> _Written problem_
Write out every line of the material as it stands, apart from the pictures.

> _Information supplied_
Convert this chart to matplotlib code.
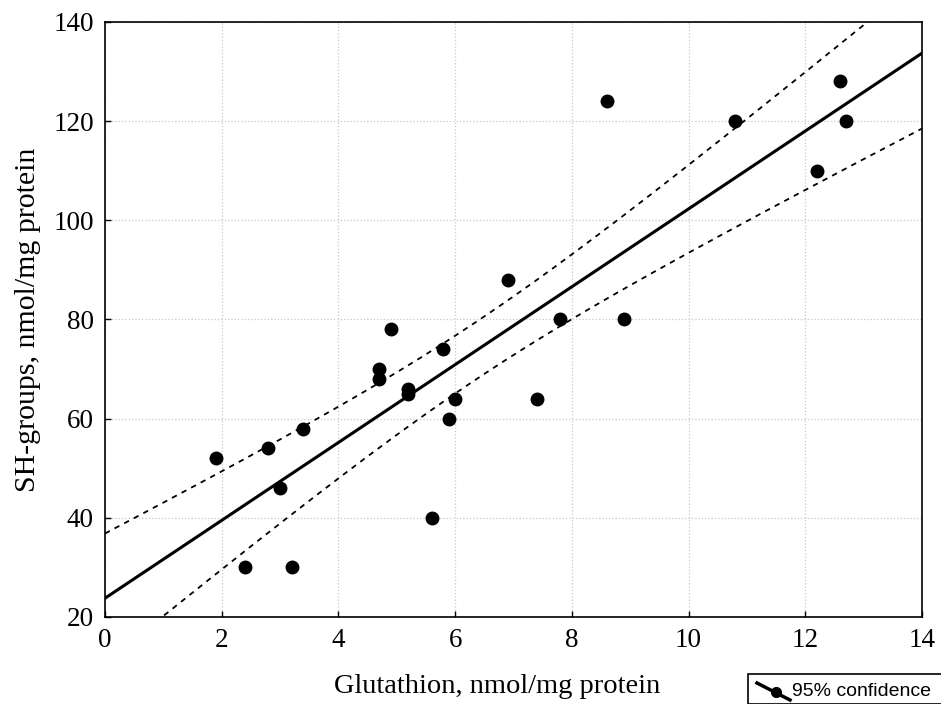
import numpy as np
import matplotlib
matplotlib.use("Agg")
import matplotlib.pyplot as plt
from matplotlib.lines import Line2D
from matplotlib.patches import Rectangle

# Glutathion vs SH-groups (nmol/mg protein)
glutathion = [1.9, 2.4, 2.8, 3.0, 3.2, 3.4, 4.7, 4.7, 4.9, 5.2, 5.2, 5.6,
              5.8, 5.9, 6.0, 6.9, 7.4, 7.8, 8.6, 8.9, 10.8, 12.2, 12.6, 12.7]
sh_groups = [52, 30, 54, 46, 30, 58, 70, 68, 78, 66, 65, 40,
             74, 60, 64, 88, 64, 80, 124, 80, 120, 110, 128, 120]

x_ticks = [0, 2, 4, 6, 8, 10, 12, 14]
y_ticks = [20, 40, 60, 80, 100, 120, 140]

x = np.array(glutathion, dtype=float)
y = np.array(sh_groups, dtype=float)

# Linear fit with 95% confidence band for the mean
n = len(x)
slope, intercept = np.polyfit(x, y, 1)
resid = y - (slope * x + intercept)
s = np.sqrt(np.sum(resid ** 2) / (n - 2))
t_crit = 2.074  # t(0.975, df=22)
xs = np.linspace(0, 14, 300)
fit = slope * xs + intercept
se = s * np.sqrt(1 / n + (xs - x.mean()) ** 2 / np.sum((x - x.mean()) ** 2))

serif = ["Liberation Serif", "DejaVu Serif"]

fig = plt.figure(figsize=(9.41, 7.04), dpi=100)
ax = fig.add_axes([0.1116, 0.1236, 0.8682, 0.8452])

ax.plot(xs, fit, color="black", linewidth=2.2, zorder=3)
ax.plot(xs, fit + t_crit * se, color="black", linewidth=1.3, linestyle=(0, (3, 3)), zorder=3)
ax.plot(xs, fit - t_crit * se, color="black", linewidth=1.3, linestyle=(0, (3, 3)), zorder=3)
ax.plot(x, y, "o", color="black", markersize=9, zorder=4)

ax.set_xlim(0, 14)
ax.set_ylim(20, 140)
ax.set_xticks(x_ticks)
ax.set_yticks(y_ticks)
ax.grid(True, color="#c8c8c8", linestyle=":", linewidth=0.9)
ax.tick_params(direction="in", length=4, width=1, labelsize=19.5, pad=8)
for lab in ax.get_xticklabels() + ax.get_yticklabels():
    lab.set_fontfamily(serif)
for sp in ax.spines.values():
    sp.set_linewidth(1.2)

ax.set_xlabel("Glutathion, nmol/mg protein", fontsize=20.5, family=serif)
ax.xaxis.set_label_coords(0.48, -0.095)
ax.set_ylabel("SH-groups, nmol/mg protein", fontsize=21.5, family=serif, labelpad=9)

# Legend box in the bottom right corner, clipped by the figure edge
fig.patches.append(Rectangle((748 / 941, 0), 0.25, 30 / 704, transform=fig.transFigure,
                             facecolor="white", edgecolor="black", linewidth=1.2))
fig.lines.append(Line2D([757 / 941, 790 / 941], [1 - 683 / 704, 1 - 700 / 704],
                        transform=fig.transFigure, color="black", linewidth=2.5))
fig.lines.append(Line2D([776 / 941], [1 - 692 / 704], transform=fig.transFigure,
                        marker="o", color="black", markersize=7))
fig.text(792 / 941, 1 - 691 / 704, "95% confidence", fontsize=14,
         family=["Liberation Sans", "DejaVu Sans"], va="center", ha="left")

fig.savefig("out.png", dpi=100)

> _Result_
Convert this chart to matplotlib code.
import numpy as np
import matplotlib
matplotlib.use("Agg")
import matplotlib.pyplot as plt
from matplotlib.lines import Line2D
from matplotlib.patches import Rectangle

# Glutathion vs SH-groups (nmol/mg protein)
glutathion = [1.9, 2.4, 2.8, 3.0, 3.2, 3.4, 4.7, 4.7, 4.9, 5.2, 5.2, 5.6,
              5.8, 5.9, 6.0, 6.9, 7.4, 7.8, 8.6, 8.9, 10.8, 12.2, 12.6, 12.7]
sh_groups = [52, 30, 54, 46, 30, 58, 70, 68, 78, 66, 65, 40,
             74, 60, 64, 88, 64, 80, 124, 80, 120, 110, 128, 120]

x_ticks = [0, 2, 4, 6, 8, 10, 12, 14]
y_ticks = [20, 40, 60, 80, 100, 120, 140]

x = np.array(glutathion, dtype=float)
y = np.array(sh_groups, dtype=float)

# Linear fit with 95% confidence band for the mean
n = len(x)
slope, intercept = np.polyfit(x, y, 1)
resid = y - (slope * x + intercept)
s = np.sqrt(np.sum(resid ** 2) / (n - 2))
t_crit = 2.074  # t(0.975, df=22)
xs = np.linspace(0, 14, 300)
fit = slope * xs + intercept
se = s * np.sqrt(1 / n + (xs - x.mean()) ** 2 / np.sum((x - x.mean()) ** 2))

serif = ["Liberation Serif", "DejaVu Serif"]

fig = plt.figure(figsize=(9.41, 7.04), dpi=100)
ax = fig.add_axes([0.1116, 0.1236, 0.8682, 0.8452])

ax.plot(xs, fit, color="black", linewidth=2.2, zorder=3)
ax.plot(xs, fit + t_crit * se, color="black", linewidth=1.3, linestyle=(0, (3, 3)), zorder=3)
ax.plot(xs, fit - t_crit * se, color="black", linewidth=1.3, linestyle=(0, (3, 3)), zorder=3)
ax.plot(x, y, "o", color="black", markersize=9, zorder=4)

ax.set_xlim(0, 14)
ax.set_ylim(20, 140)
ax.set_xticks(x_ticks)
ax.set_yticks(y_ticks)
ax.grid(True, color="#c8c8c8", linestyle=":", linewidth=0.9)
ax.tick_params(direction="in", length=4, width=1, labelsize=19.5, pad=8)
for lab in ax.get_xticklabels() + ax.get_yticklabels():
    lab.set_fontfamily(serif)
for sp in ax.spines.values():
    sp.set_linewidth(1.2)

ax.set_xlabel("Glutathion, nmol/mg protein", fontsize=20.5, family=serif)
ax.xaxis.set_label_coords(0.48, -0.095)
ax.set_ylabel("SH-groups, nmol/mg protein", fontsize=21.5, family=serif, labelpad=9)

# Legend box in the bottom right corner, clipped by the figure edge
fig.patches.append(Rectangle((748 / 941, 0), 0.25, 30 / 704, transform=fig.transFigure,
                             facecolor="white", edgecolor="black", linewidth=1.2))
fig.lines.append(Line2D([757 / 941, 790 / 941], [1 - 683 / 704, 1 - 700 / 704],
                        transform=fig.transFigure, color="black", linewidth=2.5))
fig.lines.append(Line2D([776 / 941], [1 - 692 / 704], transform=fig.transFigure,
                        marker="o", color="black", markersize=7))
fig.text(792 / 941, 1 - 691 / 704, "95% confidence", fontsize=14,
         family=["Liberation Sans", "DejaVu Sans"], va="center", ha="left")

fig.savefig("out.png", dpi=100)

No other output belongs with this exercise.